If everything goes according to plan, the formal conclusion of the joint venture is expected to take place in 2023 when the large-scale production facility is commissioned. For now, the parties have agreed on a binding term sheet that will serve as the basis for the subsequent formal formation of the joint venture between Alcoa and FYI on a 65% to 35% basis. Both parties expect the joint development to unlock significant project value by combining Alcoa’s technical expertise and experience in building and operating refining facilities with FYI’s innovative HPA processing process and industry knowledge and customer contacts. Both partners intend to advance the long-term HPA strategy as outlined in FYI Resources’ March 2021 Final Feasibility Study.
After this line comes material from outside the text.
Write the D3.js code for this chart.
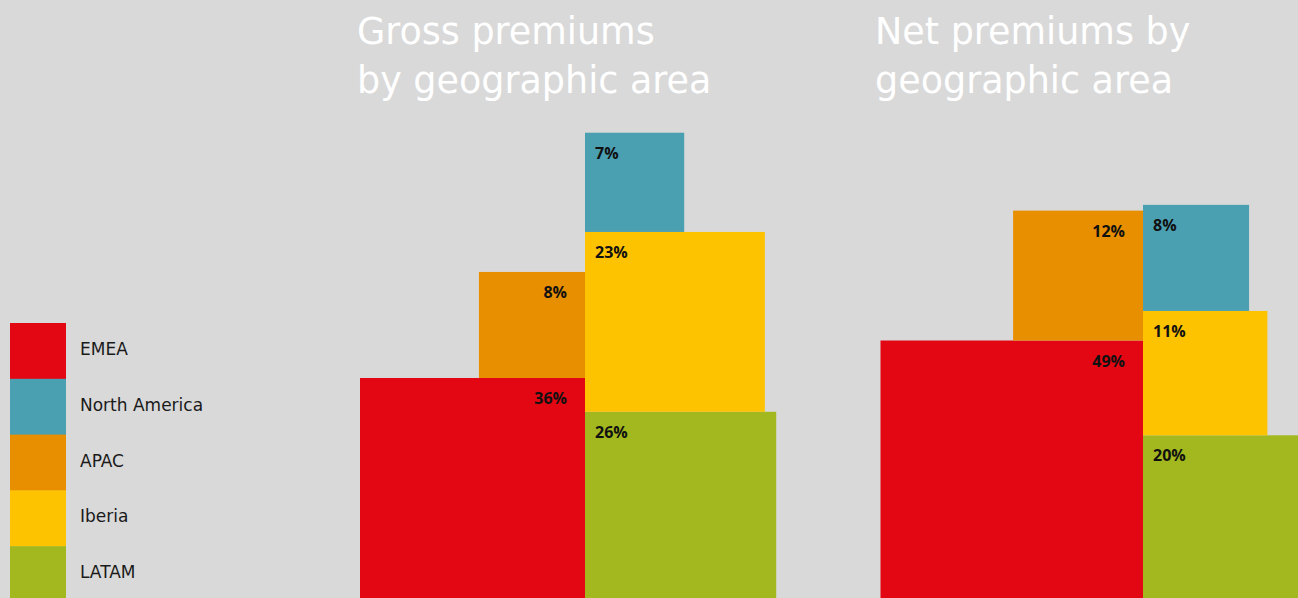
<!DOCTYPE html>
<html>
<head>
<meta charset="utf-8">
<script src="https://cdn.jsdelivr.net/npm/d3@7"></script>
<style>
  html, body { margin: 0; padding: 0; background: #d9d9d9; overflow: hidden; }
  svg { display: block; }
</style>
</head>
<body>
<svg id="chart" width="1298" height="598"></svg>
<script>
// Regions, their colours and premium shares (%)
const regions = ["EMEA", "North America", "APAC", "Iberia", "LATAM"];
const regionColors = ["#e30613", "#4aa0b1", "#e88f00", "#fdc300", "#a2b81e"];
const grossShare = [36, 7, 8, 23, 26];
const netShare = [49, 8, 12, 11, 20];

// Blocks piled on the left and right of each chart's dividing line, bottom first
const leftPile = ["EMEA", "APAC"];
const rightPile = ["LATAM", "Iberia", "North America"];

const panelTitles = [
  ["Gross premiums", "by geographic area"],
  ["Net premiums by", "geographic area"]
];

const W = 1298, H = 598;
const svg = d3.select("#chart");
svg.append("rect").attr("width", W).attr("height", H).attr("fill", "#d9d9d9");

const color = d3.scaleOrdinal().domain(regions).range(regionColors);
// Each region is a square whose area is proportional to its share
const side = d3.scaleSqrt().domain([0, 100]).range([0, 375]);

const panels = [
  { title: panelTitles[0], values: grossShare, split: 585, titleX: 357 },
  { title: panelTitles[1], values: netShare, split: 1143, titleX: 875 }
];
const baseline = 603;

panels.forEach(p => {
  const share = new Map(regions.map((r, i) => [r, p.values[i]]));
  const g = svg.append("g");

  // Title
  const t = g.append("text")
    .attr("x", p.titleX)
    .attr("y", 44)
    .attr("fill", "#ffffff")
    .attr("font-family", "'DejaVu Sans', sans-serif")
    .attr("font-size", 36.5);
  p.title.forEach((line, i) => {
    t.append("tspan").attr("x", p.titleX).attr("dy", i === 0 ? 0 : 49).text(line);
  });

  const blocks = [];
  let top = baseline;
  leftPile.forEach(r => {
    const s = side(share.get(r));
    top -= s;
    blocks.push({ region: r, x: p.split - s, y: top, s, side: "left" });
  });
  top = baseline;
  rightPile.forEach(r => {
    const s = side(share.get(r));
    top -= s;
    blocks.push({ region: r, x: p.split, y: top, s, side: "right" });
  });

  g.selectAll("rect.block").data(blocks).join("rect")
    .attr("class", "block")
    .attr("x", d => d.x)
    .attr("y", d => d.y)
    .attr("width", d => d.s)
    .attr("height", d => d.s)
    .attr("fill", d => color(d.region));

  g.selectAll("text.val").data(blocks).join("text")
    .attr("class", "val")
    .attr("x", d => d.side === "left" ? d.x + d.s - 18 : d.x + 10)
    .attr("y", d => d.y + 26)
    .attr("text-anchor", d => d.side === "left" ? "end" : "start")
    .attr("font-family", "'Open Sans', sans-serif")
    .attr("font-weight", 700)
    .attr("font-size", 16)
    .attr("fill", "#111111")
    .text(d => share.get(d.region) + "%");
});

// Legend
const legendY = d3.scaleBand().domain(regions).range([323, 602]).paddingInner(0);
const legend = svg.append("g");
legend.selectAll("rect").data(regions).join("rect")
  .attr("x", 10)
  .attr("y", d => legendY(d))
  .attr("width", 56)
  .attr("height", legendY.bandwidth() + 0.5)
  .attr("fill", d => color(d));
legend.selectAll("text").data(regions).join("text")
  .attr("x", 80)
  .attr("y", d => legendY(d) + legendY.bandwidth() / 2 + 4)
  .attr("font-family", "'DejaVu Sans', sans-serif")
  .attr("font-size", 17)
  .attr("fill", "#1a1a1a")
  .text(d => d);
</script>
</body>
</html>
FYI Resources’ Managing Director, Roland Hill, stated, “The agreement on a joint development path for our HPA project is a transformative event for FYI. The strong agreement between the parties and the resulting HPA business case are outstanding. Today’s agreement brings the possibility of production closer to reality without further diluting our shareholders. FYI believes that a future JV will form a robust structure that will allow DFS’ goals to become a reality. At the same time, the international HPA market is forecast to experience significant growth in tandem with the global upsurge in electromobility and new HPA applications. FYI believes the project has the potential to increase production in multiple jurisdictions, including North America and Europe. FYI would like to thank Alcoa for its professional and dedicated work during the due diligence phases and business discussions. We look forward to working together to build an essential HPA business and realize our vision for HPA.”
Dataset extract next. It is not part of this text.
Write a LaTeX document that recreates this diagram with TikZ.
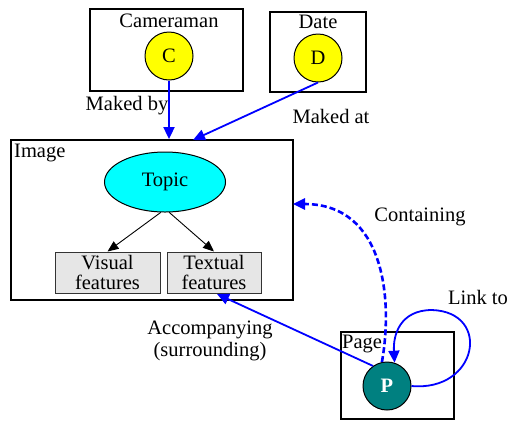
\documentclass[tikz,border=0pt]{standalone}
\usepackage{fontspec}
\setmainfont{Liberation Serif}
\newfontfamily\tnr{Liberation Serif}
\usetikzlibrary{arrows.meta,shapes.geometric,calc}
\definecolor{myblue}{RGB}{0,0,255}
\definecolor{myyellow}{RGB}{255,255,0}
\definecolor{mycyan}{RGB}{0,255,255}
\definecolor{myteal}{RGB}{0,128,128}
\definecolor{mygray}{RGB}{230,230,230}
\begin{document}
\begin{tikzpicture}[x=1pt,y=-1pt,
  font=\tnr\fontsize{20.5}{22}\selectfont,
  container/.style={draw=black,line width=1.8pt,inner sep=0pt},
  entity/.style={circle,draw=black,line width=1pt,minimum size=48pt,inner sep=0pt},
  featbox/.style={rectangle,draw=black!80,line width=1pt,fill=mygray,minimum height=41pt,inner sep=0pt,align=center,font=\tnr\fontsize{20.5}{20}\selectfont},
  bluearrow/.style={draw=myblue,line width=1.8pt,-{Triangle[length=12pt,width=11pt]}},
  blackarrow/.style={draw=black,line width=0.9pt,-{Triangle[length=11pt,width=9pt]}},
  lbl/.style={inner sep=0pt,align=center}
]
\useasboundingbox (0,0) rectangle (510,421);

% containers
\node[container,minimum width=153pt,minimum height=82pt] (CamBox) at (166.5,50) {};
\node[container,minimum width=96pt,minimum height=80pt] (DateBox) at (318,52) {};
\node[container,minimum width=282pt,minimum height=160pt] (Image) at (152,220) {};
\node[container,minimum width=113pt,minimum height=87pt] (PageBox) at (397.5,375.5) {};

% container labels
\node[lbl] (CamLbl) at (169,21) {Cameraman};
\node[lbl] (DateLbl) at (318,22) {Date};
\node[lbl,anchor=west] (ImgLbl) at (14,153) {Image};
\node[lbl,anchor=west] (PageLbl) at (342,344) {Page};

% entities
\node[entity,fill=myyellow] (C) at (169,56) {C};
\node[entity,fill=myyellow] (D) at (318,58) {D};
\node[entity,fill=myteal,text=white,font=\tnr\fontsize{20.5}{22}\selectfont\bfseries] (P) at (387,386) {P};

\node[ellipse,draw=black,line width=1pt,fill=mycyan,minimum width=121pt,minimum height=60pt,inner sep=0pt] (Topic) at (165,182) {Topic};
\node[featbox,minimum width=105pt] (Visual) at (107.5,272.5) {Visual\\features};
\node[featbox,minimum width=94pt] (Textual) at (214,272.5) {Textual\\features};

% coordinates for free ends
\coordinate (dIn) at (193,140);
\coordinate (cIn) at (293,204);
\coordinate (tIn) at (217,294);

% connectors
\draw[bluearrow] (C.south) -- (C.south |- Image.north);
\draw[bluearrow] (D.south) -- (dIn);
\draw[blackarrow] (Topic.262) -- (Visual.north);
\draw[blackarrow] (Topic.278) -- (Textual.north);
\draw[bluearrow] (P.125) -- (tIn);
\draw[bluearrow,line width=2.6pt,dash pattern=on 6pt off 3pt] (P.102) .. controls (393,300) and (385,204) .. (cIn);
\draw[bluearrow] (P.east) .. controls (478,392) and (492,312) .. (432,310)
  .. controls (400,310) and (393,335) .. (P.72);

% labels
\node[lbl] (L1) at (127,106) {Maked by};
\node[lbl] (L2) at (331,116) {Maked at};
\node[lbl] (L3) at (420,217) {Containing};
\node[lbl] (L4) at (478,297) {Link to};
\node[lbl] (L5) at (210,341) {Accompanying\\(surrounding)};
\end{tikzpicture}
\end{document}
Bottom line: You can tell from the press release that Alcoa lawyers were instrumental in writing this. Lawyers are concerned about hedging, and they therefore distinguish between the initiation (“entering”) of a joint venture and the formal consummation (“forming”) of a joint venture. However, the spirit of the agreement now reached between Alcoa and FYI is different: Alcoa, together with FYI, wants to become the dominant player for HPA worldwide. To that end, Alcoa is providing US$194 million. FYI would need to raise just US$6 million by the time it reaches large-scale production, assuming DFS’s estimated costs are met. That, as Managing Director Roland Hill rightly says, is the best solution for FYI shareholders because dilution remains minimal. In the end, FYI shareholders could become a 35 percent shareholder in a billion-dollar global company whose growth would likely be just beginning with the first 8,000-ton facility.
However, the market reacted to today’s news with a share price slide of more than 30 percent. This is partly due to disappointed expectations that FYI could claim a larger share in the joint venture. The criticism is: Is FYI giving up control with 35%? Moreover, there is no immediate conclusion of a formal joint venture. Theoretically, things could still go wrong. The cryptic wording of the announcement then did the rest to ensure that the good news was ill taken. But if Roland Hill is to be believed, the spirit of the agreement is quite different. He believes he has negotiated the best possible deal with the worlds leading alumina producer to bring the project into production. After all, he no longer needs to worry about complex loan financing, because Alcoa will pay 97 percent of the capex – if everything goes according to plan and the Company progresses towards production and receiving up to US$80mpa in pro-rata EBIT.